イスラエル 著名人がホロコースト生存者をインスタのストーリーで紹介:若い世代にも知ってもらうために
毎年4月にはヨム・ハショアと呼ばれる、ホロコーストで犠牲になった人々を追悼する休日がある。今年は4月7日夕方から8日夕方まで。
イスラエルのエルサレムにあるヤド・バシェムは第2次大戦時にナチスドイツによって殺害されたユダヤ人らを追悼するための国立記念館。毎年ヨム・ハショアの日には、多くのユダヤ人がヤド・バシェムに集まり、ナチスドイツによって殺害された約600万人のユダヤ人犠牲者に祈りを捧げる重要な行事である。イスラエルではヨム・ハショアの日にはサイレンが2分間にわたって鳴り響き、車に乗っている人も全員が道路に降りてきて、全土でホロコースト犠牲者を追憶して黙とうをする。いつもは喧噪のイスラエル中の町が沈黙する。ホロコースト生存者の高齢者も家族と一緒に多く集まる。
今年のヨム・ハショアの日にはインスタグラムのストーリーにイスラエルの有名なタレントや女優、インフルエンサーら20人がイスラエルに住むホロコースト生存者の高齢者とともに動画を撮影して配信する。イスラエルのモデルのネタ・アルハミステル氏は83歳のウクライナ出身のホロコースト生存者のラリッサ・リトヴァク氏を紹介。俳優のオーマー・ドロール氏はハンガリー出身のホロコースト生存者を紹介している。

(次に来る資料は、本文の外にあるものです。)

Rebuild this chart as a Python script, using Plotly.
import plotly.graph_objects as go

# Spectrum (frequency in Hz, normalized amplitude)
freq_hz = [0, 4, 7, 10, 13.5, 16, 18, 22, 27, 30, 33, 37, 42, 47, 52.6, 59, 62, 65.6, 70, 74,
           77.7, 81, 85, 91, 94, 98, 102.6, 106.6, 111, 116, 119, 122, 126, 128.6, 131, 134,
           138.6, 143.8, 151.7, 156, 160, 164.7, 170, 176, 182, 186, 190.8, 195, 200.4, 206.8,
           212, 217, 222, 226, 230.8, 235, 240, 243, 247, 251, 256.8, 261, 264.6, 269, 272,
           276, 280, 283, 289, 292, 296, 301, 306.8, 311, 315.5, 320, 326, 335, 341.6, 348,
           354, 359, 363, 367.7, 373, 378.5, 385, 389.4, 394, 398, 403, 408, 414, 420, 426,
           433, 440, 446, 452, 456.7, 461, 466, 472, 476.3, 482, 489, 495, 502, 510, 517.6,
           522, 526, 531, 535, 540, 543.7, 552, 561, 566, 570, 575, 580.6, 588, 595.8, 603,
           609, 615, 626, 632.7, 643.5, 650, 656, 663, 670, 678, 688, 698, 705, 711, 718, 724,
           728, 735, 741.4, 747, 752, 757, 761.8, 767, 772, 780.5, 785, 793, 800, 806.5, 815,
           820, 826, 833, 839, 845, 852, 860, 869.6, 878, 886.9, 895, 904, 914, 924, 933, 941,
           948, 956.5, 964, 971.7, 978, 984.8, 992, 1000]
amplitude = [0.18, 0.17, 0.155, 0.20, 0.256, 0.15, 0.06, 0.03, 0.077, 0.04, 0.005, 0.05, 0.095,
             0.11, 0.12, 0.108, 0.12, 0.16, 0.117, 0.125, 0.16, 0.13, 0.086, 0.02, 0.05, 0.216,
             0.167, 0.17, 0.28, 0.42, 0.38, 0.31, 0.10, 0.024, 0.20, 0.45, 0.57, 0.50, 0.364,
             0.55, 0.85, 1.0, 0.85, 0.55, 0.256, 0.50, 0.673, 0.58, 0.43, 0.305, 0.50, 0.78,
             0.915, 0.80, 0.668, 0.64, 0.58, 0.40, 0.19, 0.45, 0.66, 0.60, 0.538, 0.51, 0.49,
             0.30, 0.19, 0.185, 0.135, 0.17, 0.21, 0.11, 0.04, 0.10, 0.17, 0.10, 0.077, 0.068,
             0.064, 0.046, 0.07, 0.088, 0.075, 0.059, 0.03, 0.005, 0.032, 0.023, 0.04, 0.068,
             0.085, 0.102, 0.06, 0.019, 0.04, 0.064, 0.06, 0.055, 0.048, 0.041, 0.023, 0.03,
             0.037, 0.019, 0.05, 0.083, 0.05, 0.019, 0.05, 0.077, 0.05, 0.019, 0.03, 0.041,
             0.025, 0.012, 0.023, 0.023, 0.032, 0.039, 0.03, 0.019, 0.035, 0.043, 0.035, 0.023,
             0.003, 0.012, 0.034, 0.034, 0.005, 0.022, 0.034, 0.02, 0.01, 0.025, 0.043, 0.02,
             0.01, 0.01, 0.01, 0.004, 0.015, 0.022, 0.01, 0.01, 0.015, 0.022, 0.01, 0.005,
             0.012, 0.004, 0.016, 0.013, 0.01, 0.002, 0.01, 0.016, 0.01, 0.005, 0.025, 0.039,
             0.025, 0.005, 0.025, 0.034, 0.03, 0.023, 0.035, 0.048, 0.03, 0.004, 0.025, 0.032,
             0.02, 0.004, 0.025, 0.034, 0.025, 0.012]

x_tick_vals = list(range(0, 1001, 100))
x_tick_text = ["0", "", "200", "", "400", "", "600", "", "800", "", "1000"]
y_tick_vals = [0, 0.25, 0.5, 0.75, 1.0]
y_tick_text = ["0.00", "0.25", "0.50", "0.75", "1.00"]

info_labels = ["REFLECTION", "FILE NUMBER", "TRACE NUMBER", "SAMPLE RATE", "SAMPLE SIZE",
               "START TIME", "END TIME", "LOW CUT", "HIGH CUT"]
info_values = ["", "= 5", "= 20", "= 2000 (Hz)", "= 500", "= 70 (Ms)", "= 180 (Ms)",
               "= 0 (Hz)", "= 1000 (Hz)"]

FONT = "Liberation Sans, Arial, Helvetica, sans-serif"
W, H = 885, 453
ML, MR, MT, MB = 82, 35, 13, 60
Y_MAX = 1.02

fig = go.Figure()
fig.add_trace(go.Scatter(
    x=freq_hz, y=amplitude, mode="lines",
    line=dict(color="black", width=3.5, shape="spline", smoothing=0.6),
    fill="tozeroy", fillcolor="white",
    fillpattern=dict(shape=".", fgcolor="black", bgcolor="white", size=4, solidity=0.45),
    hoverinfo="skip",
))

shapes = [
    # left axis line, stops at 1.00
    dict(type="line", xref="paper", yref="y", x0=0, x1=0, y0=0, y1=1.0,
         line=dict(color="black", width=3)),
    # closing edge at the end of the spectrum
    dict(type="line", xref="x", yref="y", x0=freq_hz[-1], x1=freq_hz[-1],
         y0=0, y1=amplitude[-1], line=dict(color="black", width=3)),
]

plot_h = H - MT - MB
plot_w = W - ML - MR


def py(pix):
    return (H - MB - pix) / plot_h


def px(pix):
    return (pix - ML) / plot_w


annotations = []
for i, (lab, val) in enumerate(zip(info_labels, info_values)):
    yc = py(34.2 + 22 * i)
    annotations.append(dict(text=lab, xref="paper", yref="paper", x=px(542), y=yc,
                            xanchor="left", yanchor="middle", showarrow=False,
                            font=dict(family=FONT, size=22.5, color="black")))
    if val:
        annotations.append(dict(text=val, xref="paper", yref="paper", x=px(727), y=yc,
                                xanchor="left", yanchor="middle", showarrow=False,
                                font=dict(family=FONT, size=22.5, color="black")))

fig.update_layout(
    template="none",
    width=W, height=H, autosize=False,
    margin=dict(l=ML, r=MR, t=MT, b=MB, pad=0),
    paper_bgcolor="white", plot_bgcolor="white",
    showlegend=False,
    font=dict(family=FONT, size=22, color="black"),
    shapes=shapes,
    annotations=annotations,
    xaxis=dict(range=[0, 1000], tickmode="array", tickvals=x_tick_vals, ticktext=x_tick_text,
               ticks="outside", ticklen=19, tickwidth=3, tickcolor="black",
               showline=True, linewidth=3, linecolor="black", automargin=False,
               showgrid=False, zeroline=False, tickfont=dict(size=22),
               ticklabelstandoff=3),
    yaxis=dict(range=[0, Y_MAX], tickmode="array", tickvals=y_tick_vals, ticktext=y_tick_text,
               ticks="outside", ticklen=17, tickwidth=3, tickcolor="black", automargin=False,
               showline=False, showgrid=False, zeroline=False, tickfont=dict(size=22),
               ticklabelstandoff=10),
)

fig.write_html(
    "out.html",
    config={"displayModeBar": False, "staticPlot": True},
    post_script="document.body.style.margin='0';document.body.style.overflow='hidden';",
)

「Sharing Memories(記憶の共有)」というプロジェクトで、インスタグラムを運営しているFacebookとイスラエルのNGOのLatetが立ち上げた。ホロコースト生存者の高齢化が進み、現在のイスラエルには176,000人の生存者がいる。昨年は17,000人のホロコースト生存者が死去してしまい、そのうち900人が新型コロナウィルスに感染して死亡している。イスラエルでの新型コロナウィルスでの死亡者はホロコースト生存者の88歳の方だった。

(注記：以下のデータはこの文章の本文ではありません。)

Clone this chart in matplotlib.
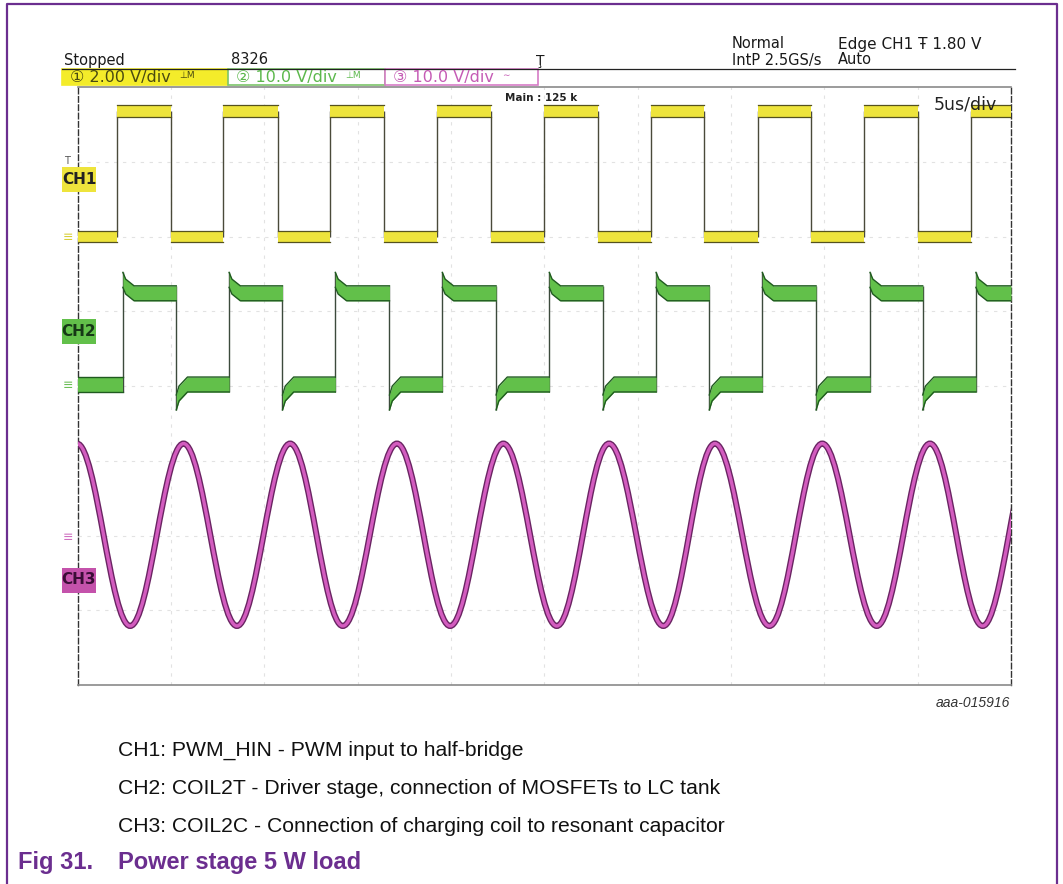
import matplotlib
matplotlib.use("Agg")
import matplotlib.pyplot as plt
from matplotlib.path import Path
from matplotlib.patches import PathPatch, Rectangle

W, H = 1063, 884

# scope setup
time_div = 5.0          # us/div
n_xdiv, n_ydiv = 10, 8
ch1_scale, ch1_offset = 2.0, 2.0    # V/div, position in div
ch2_scale, ch2_offset = 10.0, 0.0
ch3_scale, ch3_offset = 10.0, -2.0

# CH1: PWM_HIN, edge times (us) and levels (V)
ch1_rise = [2.14, 7.82, 13.53, 19.28, 24.99, 30.70, 36.43, 42.11, 47.84]
ch1_fall = [5.02, 10.73, 16.42, 22.14, 27.90, 33.58, 39.29, 45.00]
ch1_low, ch1_high = 0.0, 3.35
ch1_band = 0.32

# CH2: COIL2T
ch2_rise = [2.43, 8.12, 13.81, 19.54, 25.27, 30.99, 36.68, 42.45, 48.12]
ch2_fall = [5.29, 10.98, 16.71, 22.42, 28.14, 33.84, 39.56, 45.27]
ch2_low, ch2_high = 0.2, 12.4
ch2_band = 2.0
ch2_over, ch2_under = 1.8, 2.4
ring_t = [0.0, 0.15, 0.6]       # us after the edge
ring_frac = [1.0, 0.5, 0.0]

# CH3: COIL2C, times of peaks and troughs (us) and their levels (V)
ch3_peak_t = [-0.03, 5.68, 11.39, 17.11, 22.81, 28.47, 34.14, 39.89, 45.66, 51.30]
ch3_trough_t = [2.82, 8.54, 14.21, 19.96, 25.67, 31.38, 37.06, 42.81, 48.48]
ch3_peak_v, ch3_trough_v = 12.3, -12.1

header_left = ["Stopped", "8326"]
header_mode = ["Normal", "IntP 2.5GS/s"]
header_trig = ["Edge CH1 \u0166 1.80 V", "Auto"]
ch_boxes = ["\u2460 2.00 V/div", "\u2461 10.0 V/div", "\u2462 10.0 V/div"]
captions = ["CH1: PWM_HIN - PWM input to half-bridge",
            "CH2: COIL2T - Driver stage, connection of MOSFETs to LC tank",
            "CH3: COIL2C - Connection of charging coil to resonant capacitor"]

yellow, yellow_dk = "#eee43c", "#55521e"
green, green_dk = "#62c04a", "#1f5a1f"
pink, pink_dk = "#d35cbf", "#6a2463"
purple = "#6b2e8f"


def div(v, scale, offset):
    return offset + v / scale


def segments(rise, fall, low, high):
    edges = sorted([(t, high, "r") for t in rise] + [(t, low, "f") for t in fall])
    segs = []
    t0, lev, kind = 0.0, low, None
    for t, new, k in edges:
        segs.append((t0, t, lev, kind))
        t0, lev, kind = t, new, k
    segs.append((t0, n_xdiv * time_div, lev, kind))
    return segs


fig = plt.figure(figsize=(W / 100, H / 100), dpi=100)
fig.patch.set_facecolor("white")

# scope screen
sx0, sx1, sy0, sy1 = 77.5, 1011, 87, 685
ax = fig.add_axes([sx0 / W, 1 - sy1 / H, (sx1 - sx0) / W, (sy1 - sy0) / H])
ax.set_xlim(0, n_xdiv * time_div)
ax.set_ylim(-n_ydiv / 2, n_ydiv / 2)
ax.set_xticks([])
ax.set_yticks([])
for i in range(1, n_xdiv):
    ax.axvline(i * time_div, color="#e2e2e2", lw=0.8, ls=(0, (3, 5)), zorder=0)
for j in range(1, n_ydiv):
    ax.axhline(j - n_ydiv / 2, color="#e2e2e2", lw=0.8, ls=(0, (3, 5)), zorder=0)
for side in ["left", "right"]:
    ax.spines[side].set_linestyle((0, (4, 2)))
    ax.spines[side].set_color("#333333")
    ax.spines[side].set_linewidth(1.0)
for side in ["top", "bottom"]:
    ax.spines[side].set_color("#8a8a8a")
    ax.spines[side].set_linewidth(1.2)

# CH1
h1 = ch1_band / 2 / ch1_scale
y1lo, y1hi = div(ch1_low, ch1_scale, ch1_offset), div(ch1_high, ch1_scale, ch1_offset)
ax.vlines(ch1_rise + ch1_fall, y1lo, y1hi, color="#4a4a3a", lw=1.0, zorder=2)
for t0, t1, lev, kind in segments(ch1_rise, ch1_fall, ch1_low, ch1_high):
    y = div(lev, ch1_scale, ch1_offset)
    ax.fill_between([t0, t1], y - h1, y + h1, color=yellow, lw=0, zorder=3)
    ax.plot([t0, t1], [y + h1, y + h1], color=yellow_dk, lw=0.9, zorder=4)
    ax.plot([t0, t1], [y - h1, y - h1], color=yellow_dk, lw=0.9, zorder=4)

# CH2
h2 = ch2_band / 2 / ch2_scale
y2lo, y2hi = div(ch2_low, ch2_scale, ch2_offset), div(ch2_high, ch2_scale, ch2_offset)
ax.vlines(ch2_rise, y2lo - h2, y2hi + h2 + ch2_over / ch2_scale, color="#3c4a3c", lw=1.0, zorder=2)
ax.vlines(ch2_fall, y2lo - h2 - ch2_under / ch2_scale, y2hi + h2, color="#3c4a3c", lw=1.0, zorder=2)
for t0, t1, lev, kind in segments(ch2_rise, ch2_fall, ch2_low, ch2_high):
    y = div(lev, ch2_scale, ch2_offset)
    if kind is None:
        xs, shift = [t0, t1], [0.0, 0.0]
    else:
        amp = ch2_over if kind == "r" else -ch2_under
        xs = [t0 + dt for dt in ring_t] + [t1]
        shift = [amp * f / ch2_scale for f in ring_frac] + [0.0]
    top = [y + h2 + s for s in shift]
    bot = [y - h2 + s for s in shift]
    ax.fill_between(xs, bot, top, color=green, lw=0, zorder=3)
    ax.plot(xs, top, color=green_dk, lw=1.0, zorder=4)
    ax.plot(xs, bot, color=green_dk, lw=1.0, zorder=4)

# CH3, smooth curve through the measured extremes
pts = sorted([(t, ch3_peak_v) for t in ch3_peak_t] + [(t, ch3_trough_v) for t in ch3_trough_t])
k = 0.3634
verts = [(pts[0][0], div(pts[0][1], ch3_scale, ch3_offset))]
codes = [Path.MOVETO]
for (xa, va), (xb, vb) in zip(pts[:-1], pts[1:]):
    ya, yb = div(va, ch3_scale, ch3_offset), div(vb, ch3_scale, ch3_offset)
    dx = xb - xa
    verts += [(xa + k * dx, ya), (xb - k * dx, yb), (xb, yb)]
    codes += [Path.CURVE4] * 3
path = Path(verts, codes)
ax.add_patch(PathPatch(path, fill=False, ec=pink_dk, lw=4.4, zorder=3))
ax.add_patch(PathPatch(path, fill=False, ec=pink, lw=2.4, zorder=4))

ax.text(0.985, 0.985, "5us/div", transform=ax.transAxes, ha="right", va="top",
        fontsize=12.5, color="#222222", zorder=6)
ax.text(0.458, 0.99, "Main : 125 k", transform=ax.transAxes, ha="left", va="top",
        fontsize=7.5, fontweight="bold", color="#222222", zorder=6)

# page overlay, pixel coordinates
page = fig.add_axes([0, 0, 1, 1])
page.set_xlim(0, W)
page.set_ylim(H, 0)
page.axis("off")
page.patch.set_visible(False)

page.plot([7, 7, 1057, 1057], [H, 4, 4, H], color=purple, lw=1.6)

scope_font = dict(fontsize=10.5, color="#1a1a1a", va="center")
page.text(64, 60, header_left[0], **scope_font)
page.text(231, 60, header_left[1], **scope_font)
page.text(732, 44, header_mode[0], **scope_font)
page.text(732, 60, header_mode[1], **scope_font)
page.text(838, 44, header_trig[0], fontsize=11, color="#1a1a1a", va="center")
page.text(838, 60, header_trig[1], **scope_font)
page.text(536, 61, "\u0162", fontsize=10, color="#1a1a1a", va="center")
page.plot([62, 1015], [69, 69], color="#222222", lw=0.9)

box_x = [62, 228, 385, 538]
box_face = ["#f4ec2a", "white", "white"]
box_edge = ["#f4ec2a", "#7cc46a", "#d67cc6"]
box_text = ["#4a4a10", "#5cb84c", "#c55cb5"]
box_sym = ["\u22a5M", "\u22a5M", "\u223c"]
for i in range(3):
    page.add_patch(Rectangle((box_x[i], 69), box_x[i + 1] - box_x[i], 16,
                             fc=box_face[i], ec=box_edge[i], lw=1.2))
    page.text(box_x[i] + 8, 77.5, ch_boxes[i], fontsize=11.5, color=box_text[i], va="center")
    page.text(box_x[i] + 117, 76, box_sym[i], fontsize=6.5, color=box_text[i], va="center")

# channel markers on the left of the screen
labels = [("CH1", yellow, "#222222", 179), ("CH2", green, "#163816", 331),
          ("CH3", "#c452ab", "#3a0d36", 580)]
for name, fc, tc, yc in labels:
    page.add_patch(Rectangle((62, yc - 12.5), 34, 25, fc=fc, ec="none", zorder=5))
    page.text(79, yc, name, fontsize=11, fontweight="bold", color=tc,
              ha="center", va="center", zorder=6)
page.text(67, 161, "T", fontsize=7, color="#555555", ha="center", va="center")
for yg, c in [(237, "#d8cf3a"), (385, "#6cbf58"), (537, "#cf70c0")]:
    page.text(68, yg, "\u2261", fontsize=9, color=c, ha="center", va="center")

page.text(1010, 703, "aaa-015916", fontsize=10, style="italic", color="#333333",
          ha="right", va="center", family="Liberation Sans")

cap_font = ["Liberation Sans", "DejaVu Sans"]
for i, line in enumerate(captions):
    page.text(118, 750 + 38 * i, line, fontsize=15.2, color="#111111",
              va="center", family=cap_font)

page.text(18, 862, "Fig 31.", fontsize=17, fontweight="bold", color=purple,
          va="center", family=cap_font)
page.text(118, 862, "Power stage 5 W load", fontsize=17, fontweight="bold", color=purple,
          va="center", family=cap_font)

fig.savefig("out.png", dpi=100, facecolor="white")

イスラエルでも生存者が年々減少しており、現在のイスラエルでも若い世代にとってはホロコーストを学校の歴史の授業でしか習ったことがなく、周囲に生存者がいなくなってきていることから、ホロコーストに対する現実感がない。そのため若者にもホロコーストの歴史や生存者のことを知ってもらうことを目的として若者に人気のインスタグラムのストーリーを活用。フォロワー数の多い有名人やタレント、インフルエンサーが自身のインスタグラムのストーリーでホロコースト生存者を紹介することによって、多くの若い世代にもホロコーストを知ってもらおうとしている。
Facebookイスラエルのマーヤン・サリン氏は「ホロコースト生存者は年々減少しており、近い将来に生存者はゼロになり、彼らの声を聞くことができなくなってしまいます。SNSを活用して彼らの経験や物語を多くの人に届けたいです」と語っている。